You can’t get anything done without smashing things. There’s no nice way to get anything done. Everyone will see you the way they want to see you unless you punch them in the fucking face, shatter their reality bubble, and force your way of thinking onto them. Maybe that’s justified sometimes when the reason you’re doing it is good. When you’re trying to make things better. When, in the short term you make people bleed so that in the long run they can be safer and happier.
But when what you want to change is people recognizing your weakness, and that you need help, well, what do you do? You can smash, but what’s the point in that? You’re weakening those who can help you for selfish purposes. It’s stupid. It serves no purpose. So you sit, isolated, and rot, unable to do anything.

I don’t know why I was using the second person there. I’m obviously talking about me.

Nobody can pull me out of my funk and fix my life but me. That’s obvious. I’m not wanting a magic wand, because a magic wand simply does not exist. However, how can I confront something everyone thinks doesn’t exist? How can I get advice and support in fixing things nobody else can see? How can I face up to what I need to do when everyone denies I need to do anything?

I have no idea. It would be nice to know.

March 18, 2011

iPad Purchasing Follies

Here’s a tale of me being super stupid.

So my birthday is coming up, and the more I thought about it, the more I just wanted to get the stupid iPad and be done with it, so I can have fun fucking around with my expensive toy. All the reviews of the iPad 2 suggested that it was a nice upgrade, but not super necessary, so I started thinking I should just grab a used iPad 1, save some money, and still get to play with my stuff. I mean, my iPod Touch is 2 generations old now, and is still playing games just fine (though they take awhile to load sometimes). The iPad 1 is playing iPhone 4 level games with no issues, so it should be fine for awhile yet.

Where do you buy used electronics? Well, eBay, I suppose.

So I went to eBay, and I started looking at stuff. Prices were about where I expected, or so it seemed, so I started bidding. However, I soon realized that people on eBay are at least as awful as I remember. With 20 seconds left, the price of every one of these used iPads would jump up 40 bucks instantly. Still, I kept trying and trying. I even started bidding on the 32 gig models, figuring they’d actually be less in demand than the 16 gig cheap ones.
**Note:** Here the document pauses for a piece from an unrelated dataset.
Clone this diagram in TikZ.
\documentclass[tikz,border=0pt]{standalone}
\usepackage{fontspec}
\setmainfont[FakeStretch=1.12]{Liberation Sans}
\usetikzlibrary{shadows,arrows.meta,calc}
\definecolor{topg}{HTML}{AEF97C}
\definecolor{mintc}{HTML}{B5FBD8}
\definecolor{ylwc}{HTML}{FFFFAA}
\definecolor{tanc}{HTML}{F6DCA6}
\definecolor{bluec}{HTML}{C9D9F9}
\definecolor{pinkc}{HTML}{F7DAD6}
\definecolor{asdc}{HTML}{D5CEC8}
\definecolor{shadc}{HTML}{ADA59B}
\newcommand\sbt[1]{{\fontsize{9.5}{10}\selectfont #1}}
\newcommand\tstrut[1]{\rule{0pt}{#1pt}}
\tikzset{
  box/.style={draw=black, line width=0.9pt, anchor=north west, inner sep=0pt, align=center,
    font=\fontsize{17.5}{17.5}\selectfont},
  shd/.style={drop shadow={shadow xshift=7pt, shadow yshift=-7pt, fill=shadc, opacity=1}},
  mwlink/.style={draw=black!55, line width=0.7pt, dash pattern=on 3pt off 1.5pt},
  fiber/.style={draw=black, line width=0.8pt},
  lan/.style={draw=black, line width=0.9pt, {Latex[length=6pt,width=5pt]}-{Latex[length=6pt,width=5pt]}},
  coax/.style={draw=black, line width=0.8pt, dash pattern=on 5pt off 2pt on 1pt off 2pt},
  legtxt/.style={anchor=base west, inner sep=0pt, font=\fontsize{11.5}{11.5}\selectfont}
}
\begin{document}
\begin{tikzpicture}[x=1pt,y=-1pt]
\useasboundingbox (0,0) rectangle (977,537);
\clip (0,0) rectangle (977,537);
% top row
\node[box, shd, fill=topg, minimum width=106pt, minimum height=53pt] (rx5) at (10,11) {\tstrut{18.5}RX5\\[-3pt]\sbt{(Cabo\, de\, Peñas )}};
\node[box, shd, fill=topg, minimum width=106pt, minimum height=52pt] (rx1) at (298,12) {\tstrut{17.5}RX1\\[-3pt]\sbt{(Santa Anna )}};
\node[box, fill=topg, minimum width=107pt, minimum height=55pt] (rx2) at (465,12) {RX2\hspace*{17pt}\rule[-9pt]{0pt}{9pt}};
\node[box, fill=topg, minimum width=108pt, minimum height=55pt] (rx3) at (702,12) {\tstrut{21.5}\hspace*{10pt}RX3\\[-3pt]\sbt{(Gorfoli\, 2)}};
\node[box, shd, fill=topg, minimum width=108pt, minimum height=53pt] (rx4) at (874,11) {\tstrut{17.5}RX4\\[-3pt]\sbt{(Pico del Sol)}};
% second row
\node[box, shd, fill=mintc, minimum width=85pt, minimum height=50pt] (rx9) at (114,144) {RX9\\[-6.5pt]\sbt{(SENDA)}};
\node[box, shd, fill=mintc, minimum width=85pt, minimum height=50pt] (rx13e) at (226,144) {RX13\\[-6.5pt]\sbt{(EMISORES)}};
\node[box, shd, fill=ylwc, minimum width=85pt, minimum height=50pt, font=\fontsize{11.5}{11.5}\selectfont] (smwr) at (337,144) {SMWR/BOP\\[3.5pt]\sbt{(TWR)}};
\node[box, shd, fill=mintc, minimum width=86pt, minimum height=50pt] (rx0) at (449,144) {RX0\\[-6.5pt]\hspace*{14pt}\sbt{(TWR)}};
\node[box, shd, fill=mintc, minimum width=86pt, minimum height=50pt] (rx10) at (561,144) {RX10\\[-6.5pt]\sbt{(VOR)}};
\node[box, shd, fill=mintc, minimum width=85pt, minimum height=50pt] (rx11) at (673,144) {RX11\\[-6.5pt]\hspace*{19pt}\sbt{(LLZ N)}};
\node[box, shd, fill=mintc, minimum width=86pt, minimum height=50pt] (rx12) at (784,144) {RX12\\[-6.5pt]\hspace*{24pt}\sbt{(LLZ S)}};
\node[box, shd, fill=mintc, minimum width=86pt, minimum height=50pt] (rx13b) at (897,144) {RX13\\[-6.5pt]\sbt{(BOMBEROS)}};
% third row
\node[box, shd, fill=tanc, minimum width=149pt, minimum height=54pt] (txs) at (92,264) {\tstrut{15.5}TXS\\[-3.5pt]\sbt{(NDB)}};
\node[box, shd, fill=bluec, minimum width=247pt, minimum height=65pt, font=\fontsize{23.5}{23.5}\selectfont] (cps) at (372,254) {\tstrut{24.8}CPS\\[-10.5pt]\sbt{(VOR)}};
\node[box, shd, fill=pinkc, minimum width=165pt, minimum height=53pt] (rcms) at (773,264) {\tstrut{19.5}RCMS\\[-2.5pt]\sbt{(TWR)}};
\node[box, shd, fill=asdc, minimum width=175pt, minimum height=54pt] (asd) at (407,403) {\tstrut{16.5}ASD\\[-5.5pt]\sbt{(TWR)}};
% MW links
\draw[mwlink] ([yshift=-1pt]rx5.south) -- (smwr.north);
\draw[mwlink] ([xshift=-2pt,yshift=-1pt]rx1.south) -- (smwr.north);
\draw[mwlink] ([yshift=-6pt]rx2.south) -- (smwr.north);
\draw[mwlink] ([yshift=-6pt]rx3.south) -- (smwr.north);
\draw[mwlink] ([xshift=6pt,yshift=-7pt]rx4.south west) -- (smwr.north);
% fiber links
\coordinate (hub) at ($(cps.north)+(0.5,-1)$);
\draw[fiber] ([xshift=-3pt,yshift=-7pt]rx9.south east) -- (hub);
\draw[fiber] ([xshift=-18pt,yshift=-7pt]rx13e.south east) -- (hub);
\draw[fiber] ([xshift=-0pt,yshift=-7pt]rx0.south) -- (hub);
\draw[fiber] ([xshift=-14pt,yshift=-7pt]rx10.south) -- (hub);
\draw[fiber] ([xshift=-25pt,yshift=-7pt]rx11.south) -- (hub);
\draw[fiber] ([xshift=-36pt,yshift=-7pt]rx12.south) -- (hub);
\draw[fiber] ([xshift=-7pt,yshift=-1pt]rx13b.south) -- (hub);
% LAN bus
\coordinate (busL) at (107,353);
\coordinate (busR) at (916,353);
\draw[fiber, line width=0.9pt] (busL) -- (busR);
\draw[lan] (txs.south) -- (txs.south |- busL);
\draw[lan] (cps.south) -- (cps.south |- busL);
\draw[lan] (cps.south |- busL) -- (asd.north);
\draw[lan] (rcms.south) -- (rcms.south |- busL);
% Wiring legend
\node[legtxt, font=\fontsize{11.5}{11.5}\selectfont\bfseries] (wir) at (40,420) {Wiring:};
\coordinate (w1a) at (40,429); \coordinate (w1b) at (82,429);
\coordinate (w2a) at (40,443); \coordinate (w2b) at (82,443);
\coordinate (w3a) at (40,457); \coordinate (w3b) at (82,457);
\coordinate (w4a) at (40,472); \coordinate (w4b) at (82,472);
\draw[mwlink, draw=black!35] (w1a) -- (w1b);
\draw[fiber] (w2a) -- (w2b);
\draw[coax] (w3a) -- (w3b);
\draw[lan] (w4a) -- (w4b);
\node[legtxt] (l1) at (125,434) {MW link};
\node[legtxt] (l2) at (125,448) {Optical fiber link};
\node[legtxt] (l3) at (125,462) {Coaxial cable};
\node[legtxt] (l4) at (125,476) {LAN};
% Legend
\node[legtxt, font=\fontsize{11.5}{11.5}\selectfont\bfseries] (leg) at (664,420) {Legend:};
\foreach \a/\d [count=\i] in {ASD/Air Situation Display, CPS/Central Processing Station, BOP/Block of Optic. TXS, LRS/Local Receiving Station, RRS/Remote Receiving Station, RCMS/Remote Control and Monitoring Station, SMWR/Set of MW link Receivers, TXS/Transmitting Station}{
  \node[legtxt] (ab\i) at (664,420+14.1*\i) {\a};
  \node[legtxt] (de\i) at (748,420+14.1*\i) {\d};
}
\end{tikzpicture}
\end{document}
I was right on that one, but I still kept failing.

38 failures later, I was kind of frustrated. However, I was angry at it, and that meant I couldn’t give up. I bid on a new auction, and it immediately shot up to my max price, but stayed there. “There’s no way that one won’t get sniped for 5 bucks more,” I thought, “I’ll just bid on another one then and call that one a loss.”
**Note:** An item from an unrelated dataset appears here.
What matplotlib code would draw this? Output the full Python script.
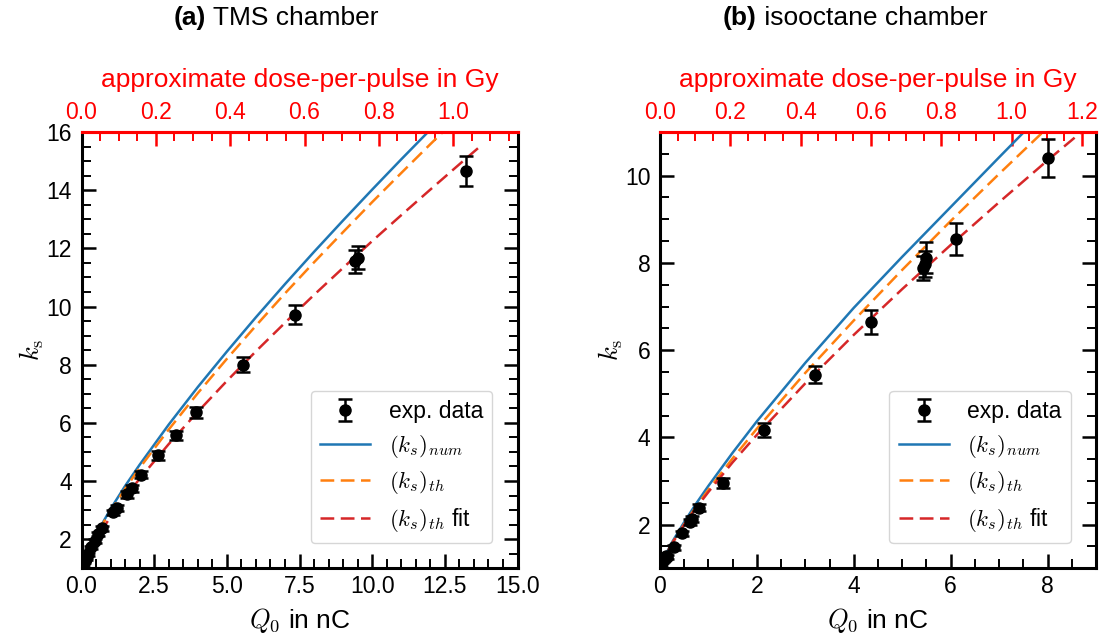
import matplotlib
matplotlib.use("Agg")
import matplotlib.pyplot as plt
from matplotlib.ticker import AutoMinorLocator, MultipleLocator, FixedLocator

plt.rcParams["font.family"] = ["Liberation Sans", "DejaVu Sans"]
plt.rcParams["mathtext.fontset"] = "cm"
plt.rcParams["font.size"] = 16.5

# ---- (a) TMS chamber: measured saturation factor vs collected charge ----
q_tms = [0.02, 0.06, 0.09, 0.14, 0.23, 0.34, 0.46, 0.58, 0.72, 1.10, 1.23,
         1.58, 1.75, 2.05, 2.64, 3.25, 3.94, 5.55, 7.36, 9.40, 9.50, 13.22]
ks_tms = [1.06, 1.14, 1.22, 1.31, 1.48, 1.72, 1.94, 2.17, 2.37, 2.92, 3.08,
          3.55, 3.75, 4.22, 4.88, 5.57, 6.36, 8.00, 9.72, 11.55, 11.68, 14.66]
err_tms = [0.03, 0.04, 0.04, 0.04, 0.05, 0.06, 0.06, 0.07, 0.08, 0.10, 0.10,
           0.12, 0.12, 0.13, 0.15, 0.16, 0.19, 0.25, 0.32, 0.40, 0.40, 0.50]

q_tms_model = [0, 0.1, 0.25, 0.5, 0.75, 1, 1.5, 2, 3, 4, 5, 6, 7, 8, 9,
               10, 11, 12, 13, 13.8]
num_tms = [1, 1.30, 1.65, 2.15, 2.60, 3.04, 3.83, 4.56, 5.94, 7.23, 8.45,
           9.63, 10.77, 11.88, 12.96, 14.02, 15.06, 16.08, 17.10, 17.90]
th_tms = [1, 1.29, 1.63, 2.12, 2.56, 2.97, 3.73, 4.45, 5.77, 7.02, 8.20,
          9.34, 10.45, 11.52, 12.56, 13.59, 14.59, 15.58, 16.55, 17.30]
fit_tms = [1, 1.27, 1.58, 2.01, 2.40, 2.76, 3.44, 4.08, 5.27, 6.38, 7.44,
           8.46, 9.44, 10.40, 11.33, 12.25, 13.14, 14.02, 14.89, 15.58]

# ---- (b) isooctane chamber ----
q_iso = [0.02, 0.05, 0.07, 0.12, 0.14, 0.28, 0.45, 0.62, 0.66, 0.80, 1.30,
         2.14, 3.19, 4.35, 5.43, 5.46, 5.49, 6.11, 8.00]
ks_iso = [1.06, 1.15, 1.18, 1.28, 1.26, 1.48, 1.80, 2.06, 2.12, 2.39, 2.96,
          4.17, 5.44, 6.65, 7.88, 7.98, 8.12, 8.55, 10.40]
err_iso = [0.03, 0.03, 0.04, 0.04, 0.04, 0.05, 0.06, 0.07, 0.07, 0.08, 0.11,
           0.16, 0.20, 0.27, 0.28, 0.30, 0.35, 0.37, 0.44]

q_iso_model = [0, 0.1, 0.25, 0.5, 0.75, 1, 1.5, 2, 3, 4, 5, 6, 7, 8, 9]
num_iso = [1, 1.28, 1.60, 2.06, 2.49, 2.89, 3.65, 4.37, 5.71, 6.97, 8.14,
           9.28, 10.42, 11.55, 12.68]
th_iso = [1, 1.27, 1.57, 2.01, 2.42, 2.80, 3.52, 4.20, 5.48, 6.68, 7.84,
          8.96, 10.04, 11.10, 12.14]
fit_iso = [1, 1.27, 1.57, 2.00, 2.39, 2.75, 3.43, 4.06, 5.24, 6.35, 7.40,
           8.41, 9.39, 10.35, 11.28]

# Gy per nC for the top axis, and the dose ticks shown there
GY_PER_NC_TMS = 0.0782
GY_PER_NC_ISO = 0.1378
gy_ticks_tms = [0.0, 0.2, 0.4, 0.6, 0.8, 1.0]
gy_ticks_iso = [0.0, 0.2, 0.4, 0.6, 0.8, 1.0, 1.2]

C_NUM, C_TH, C_FIT = "#1f77b4", "#ff7f0e", "#d62728"
DASH = (5.5, 2.6)
W, H = 1102, 641

fig = plt.figure(figsize=(W / 100, H / 100), dpi=100)
axA = fig.add_axes([81.5 / W, (H - 568.3) / H, 436 / W, 436.3 / H])
axB = fig.add_axes([660 / W, (H - 568.3) / H, 436 / W, 436.3 / H])


def panel(ax, q, ks, err, qm, num, th, fit, xlim, ylim, xmajor,
          gy_per_nc, gy_ticks):
    eb = ax.errorbar(q, ks, yerr=err, fmt="o", color="k", ms=8,
                     elinewidth=1.8, capsize=5, capthick=1.8, zorder=5)
    l1, = ax.plot(qm, num, color=C_NUM, lw=1.8)
    l2, = ax.plot(qm, th, color=C_TH, lw=1.8, ls="--", dashes=DASH)
    l3, = ax.plot(qm, fit, color=C_FIT, lw=1.8, ls="--", dashes=DASH)
    ax.set_xlim(*xlim)
    ax.set_ylim(*ylim)
    ax.xaxis.set_major_locator(MultipleLocator(xmajor))
    ax.yaxis.set_major_locator(MultipleLocator(2))
    ax.xaxis.set_minor_locator(AutoMinorLocator())
    ax.yaxis.set_minor_locator(AutoMinorLocator())
    ax.tick_params(which="both", direction="in", top=False, right=True)
    ax.tick_params(which="major", length=10, width=1.8)
    ax.tick_params(which="minor", length=6.5, width=1.4)
    ax.tick_params(axis="x", pad=5)
    ax.tick_params(axis="y", pad=7)
    for s in ax.spines.values():
        s.set_linewidth(2.2)
    ax.spines["top"].set_color("red")
    ax.set_xlabel(r"$Q_0$ in nC", fontsize=19, labelpad=6)
    ax.set_ylabel(r"$k_\mathrm{s}$", fontsize=19, labelpad=0)
    ax.legend([eb, l1, l2, l3],
              ["exp. data", r"$(k_s)_{num}$", r"$(k_s)_{th}$",
               r"$(k_s)_{th}$ fit"],
              loc="lower right", fontsize=16.5, handlelength=2.2,
              labelspacing=0.42, borderaxespad=1.1)

    sec = ax.secondary_xaxis("top", functions=(lambda x: x * gy_per_nc,
                                               lambda y: y / gy_per_nc))
    sec.xaxis.set_major_locator(FixedLocator(gy_ticks))
    sec.xaxis.set_minor_locator(AutoMinorLocator(4))
    sec.tick_params(which="both", direction="in", colors="red", pad=6)
    sec.tick_params(which="major", length=10, width=1.8)
    sec.tick_params(which="minor", length=6.5, width=1.4)
    sec.spines["top"].set_color("red")
    sec.spines["top"].set_linewidth(2.2)
    sec.set_xlabel("approximate dose-per-pulse in Gy", color="red",
                   fontsize=19, labelpad=10)


panel(axA, q_tms, ks_tms, err_tms, q_tms_model, num_tms, th_tms, fit_tms,
      (0, 15), (1, 16), 2.5, GY_PER_NC_TMS, gy_ticks_tms)
panel(axB, q_iso, ks_iso, err_iso, q_iso_model, num_iso, th_iso, fit_iso,
      (0, 9), (1, 11), 2, GY_PER_NC_ISO, gy_ticks_iso)


def title(x_px, tag, text):
    # bold panel tag followed by the regular-weight title text
    t = fig.text(x_px / W, 1 - 18 / H, tag, fontsize=19, weight="bold",
                 ha="left", va="center")
    fig.add_artist(plt.matplotlib.text.Annotation(
        " " + text, xy=(1, 0), xycoords=t, ha="left", va="bottom",
        fontsize=19))


title(174, "(a)", "TMS chamber")
title(723, "(b)", "isooctane chamber")

fig.savefig("out.png", dpi=100)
You can see where this is going.

Of course, with my luck, I won two iPads at the same time.
I could hear Essner’s voice in my ear mocking me for owning not one, but two iPads.

I pounded my head on the desk, and started doing damage control. Things will work out. I can either resell it, or if negotiations with the seller go well, I’ll just pay them a small fee and not buy the second iPad. But man, it’s just another stupid mistake on top of everything else going on in my life.
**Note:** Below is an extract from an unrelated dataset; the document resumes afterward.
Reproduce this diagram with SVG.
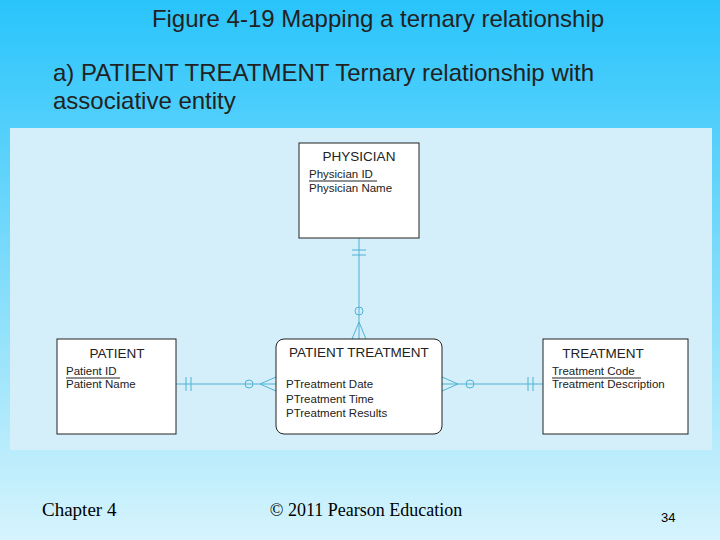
<svg xmlns="http://www.w3.org/2000/svg" width="720" height="540" viewBox="0 0 720 540">
<defs>
<linearGradient id="bg" x1="0" y1="0" x2="0" y2="1">
<stop offset="0" stop-color="#29c4fb"/><stop offset="0.5" stop-color="#7fdcfb"/><stop offset="1" stop-color="#d6f4fd"/>
</linearGradient>
</defs>
<style>
.ent{fill:#fff;stroke:#222;stroke-width:1}
.t{font-family:"Liberation Sans",Arial,sans-serif;fill:#222}
.h{font-size:13.5px}
.a{font-size:11.5px}
.c{stroke:#4fb3d6;stroke-width:1;fill:none}
</style>
<rect width="720" height="540" fill="url(#bg)"/>
<rect x="10" y="128" width="702" height="322" fill="#d4eefa"/>
<text x="378" y="27" text-anchor="middle" class="t" font-size="24" fill="#000">Figure 4-19 Mapping a ternary relationship</text>
<text x="53" y="81" class="t" font-size="24" fill="#000">a) PATIENT TREATMENT Ternary relationship with</text>
<text x="53" y="109" class="t" font-size="24" fill="#000">associative entity</text>
<g id="connectors">
<path class="c" d="M359 238V339M352 250H366M352 255H366M359 322L352 339M359 322L366 339"/>
<circle class="c" cx="359" cy="311" r="4" fill="#d4eefa"/>
<path class="c" d="M176 384H276M186 377V391M191 377V391M260 384L276 377M260 384L276 391"/>
<circle class="c" cx="249" cy="384" r="4" fill="#d4eefa"/>
<path class="c" d="M442 384H543M528 377V391M533 377V391M458 384L442 377M458 384L442 391"/>
<circle class="c" cx="470" cy="384" r="4" fill="#d4eefa"/>
</g>
<g id="physician">
<rect class="ent" x="299" y="143" width="120" height="95"/>
<text x="359" y="161" text-anchor="middle" class="t h">PHYSICIAN</text>
<text x="309" y="178" class="t a">Physician ID</text>
<line x1="309" y1="181" x2="377" y2="181" stroke="#222"/>
<text x="309" y="192" class="t a">Physician Name</text>
</g>
<g id="patient">
<rect class="ent" x="57" y="339" width="119" height="95"/>
<text x="117" y="358" text-anchor="middle" class="t h">PATIENT</text>
<text x="66" y="375" class="t a">Patient ID</text>
<line x1="66" y1="378" x2="120" y2="378" stroke="#222"/>
<text x="66" y="388" class="t a">Patient Name</text>
</g>
<g id="patient-treatment">
<rect class="ent" x="276" y="339" width="166" height="95" rx="8"/>
<text x="359" y="357" text-anchor="middle" class="t h">PATIENT TREATMENT</text>
<text x="286" y="388" class="t a">PTreatment Date</text>
<text x="286" y="403" class="t a">PTreatment Time</text>
<text x="286" y="417" class="t a">PTreatment Results</text>
</g>
<g id="treatment">
<rect class="ent" x="543" y="339" width="145" height="95"/>
<text x="603" y="358" text-anchor="middle" class="t h">TREATMENT</text>
<text x="552" y="375" class="t a">Treatment Code</text>
<line x1="552" y1="378" x2="641" y2="378" stroke="#222"/>
<text x="552" y="388" class="t a">Treatment Description</text>
</g>
<text x="42" y="516" font-family="Liberation Serif,serif" font-size="19" fill="#000">Chapter 4</text>
<text x="366" y="516" text-anchor="middle" font-family="Liberation Serif,serif" font-size="18" fill="#000">© 2011 Pearson Education</text>
<text x="661" y="522" font-family="Liberation Sans,sans-serif" font-size="13" fill="#000">34</text>
</svg>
I guess it makes a story, though.

March 14, 2011

It Was Always There

I feel like shit right now, and instead of writing a bunch of depressing bullshit, here’s some links! Everyone loves links, right? It’s the very backbone of our modern computing age!

This is the best chainsawsuit of recent memory. Really made me laugh.

I was also very pleased by this picture, though it has bunnies and foxes, so I’m kind of biased.

I don’t think there has ever been a more accurate comic created than this one right here.

In times of depression, it’s important to remember cuteness. Incredibly savage, bloodthirsty cuteness.

I’m not much of a fan of CollegeHumor in general, but when you make a fairly accurate and wonderful-looking Wes Anderson Spoof about Star Fox, well, I am there.

Mary Worth, however, does not approve.